╭──

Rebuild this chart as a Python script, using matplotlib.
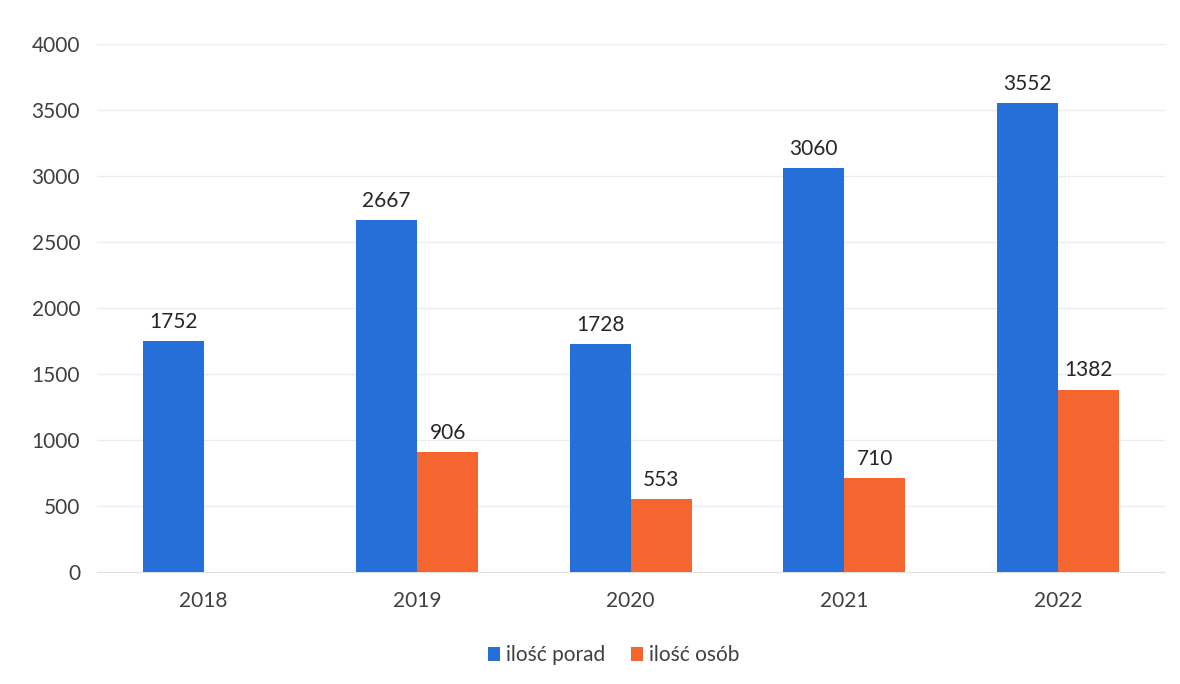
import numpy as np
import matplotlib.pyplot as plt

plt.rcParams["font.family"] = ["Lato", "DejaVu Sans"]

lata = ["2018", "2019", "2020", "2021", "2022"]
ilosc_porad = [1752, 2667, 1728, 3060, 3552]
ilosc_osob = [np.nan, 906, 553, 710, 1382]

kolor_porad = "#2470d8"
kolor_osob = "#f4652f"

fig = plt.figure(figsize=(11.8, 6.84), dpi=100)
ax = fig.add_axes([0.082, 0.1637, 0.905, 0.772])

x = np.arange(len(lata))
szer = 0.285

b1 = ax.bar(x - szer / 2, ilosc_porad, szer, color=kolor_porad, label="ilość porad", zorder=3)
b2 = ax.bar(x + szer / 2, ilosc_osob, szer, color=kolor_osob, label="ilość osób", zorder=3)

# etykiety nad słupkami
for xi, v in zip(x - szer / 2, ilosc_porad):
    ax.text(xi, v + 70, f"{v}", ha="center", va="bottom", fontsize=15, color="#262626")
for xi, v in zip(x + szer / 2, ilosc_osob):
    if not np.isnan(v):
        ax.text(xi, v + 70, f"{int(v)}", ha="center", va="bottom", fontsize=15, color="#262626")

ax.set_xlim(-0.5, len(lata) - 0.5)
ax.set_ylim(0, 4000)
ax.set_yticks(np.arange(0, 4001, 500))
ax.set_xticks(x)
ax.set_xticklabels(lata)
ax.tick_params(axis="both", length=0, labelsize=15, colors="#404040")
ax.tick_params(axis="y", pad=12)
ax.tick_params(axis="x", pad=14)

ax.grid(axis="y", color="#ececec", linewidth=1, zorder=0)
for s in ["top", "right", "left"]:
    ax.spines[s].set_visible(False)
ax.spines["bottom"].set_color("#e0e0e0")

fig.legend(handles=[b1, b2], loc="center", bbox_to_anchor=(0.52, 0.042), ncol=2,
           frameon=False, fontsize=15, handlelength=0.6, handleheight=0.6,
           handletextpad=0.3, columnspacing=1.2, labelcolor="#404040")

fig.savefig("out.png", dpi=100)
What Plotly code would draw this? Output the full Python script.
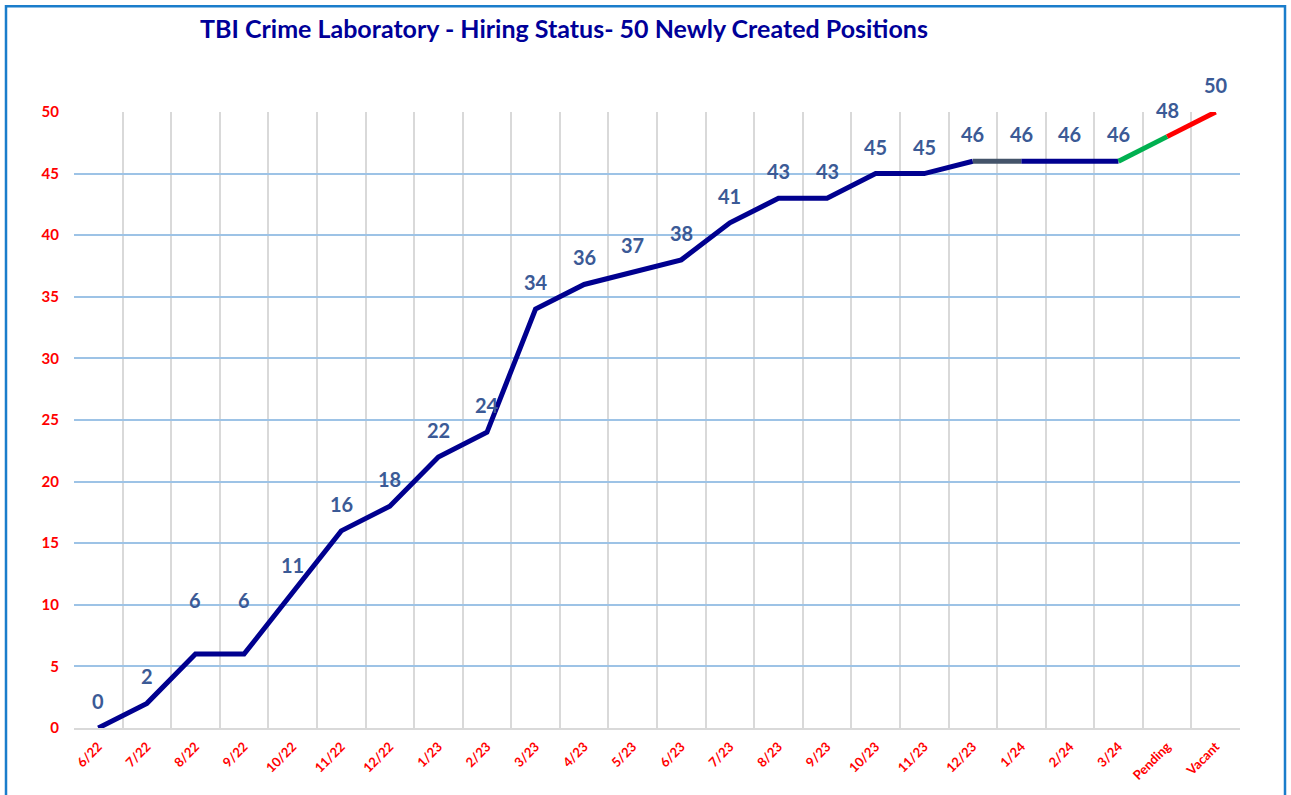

╰──

Pictures in the records above should not be copied. Repeat everything else exactly.

#### Result for this exercise
Rebuild this chart as a Python script, using matplotlib.
import numpy as np
import matplotlib.pyplot as plt

plt.rcParams["font.family"] = ["Lato", "DejaVu Sans"]

lata = ["2018", "2019", "2020", "2021", "2022"]
ilosc_porad = [1752, 2667, 1728, 3060, 3552]
ilosc_osob = [np.nan, 906, 553, 710, 1382]

kolor_porad = "#2470d8"
kolor_osob = "#f4652f"

fig = plt.figure(figsize=(11.8, 6.84), dpi=100)
ax = fig.add_axes([0.082, 0.1637, 0.905, 0.772])

x = np.arange(len(lata))
szer = 0.285

b1 = ax.bar(x - szer / 2, ilosc_porad, szer, color=kolor_porad, label="ilość porad", zorder=3)
b2 = ax.bar(x + szer / 2, ilosc_osob, szer, color=kolor_osob, label="ilość osób", zorder=3)

# etykiety nad słupkami
for xi, v in zip(x - szer / 2, ilosc_porad):
    ax.text(xi, v + 70, f"{v}", ha="center", va="bottom", fontsize=15, color="#262626")
for xi, v in zip(x + szer / 2, ilosc_osob):
    if not np.isnan(v):
        ax.text(xi, v + 70, f"{int(v)}", ha="center", va="bottom", fontsize=15, color="#262626")

ax.set_xlim(-0.5, len(lata) - 0.5)
ax.set_ylim(0, 4000)
ax.set_yticks(np.arange(0, 4001, 500))
ax.set_xticks(x)
ax.set_xticklabels(lata)
ax.tick_params(axis="both", length=0, labelsize=15, colors="#404040")
ax.tick_params(axis="y", pad=12)
ax.tick_params(axis="x", pad=14)

ax.grid(axis="y", color="#ececec", linewidth=1, zorder=0)
for s in ["top", "right", "left"]:
    ax.spines[s].set_visible(False)
ax.spines["bottom"].set_color("#e0e0e0")

fig.legend(handles=[b1, b2], loc="center", bbox_to_anchor=(0.52, 0.042), ncol=2,
           frameon=False, fontsize=15, handlelength=0.6, handleheight=0.6,
           handletextpad=0.3, columnspacing=1.2, labelcolor="#404040")

fig.savefig("out.png", dpi=100)
What Plotly code would draw this? Output the full Python script.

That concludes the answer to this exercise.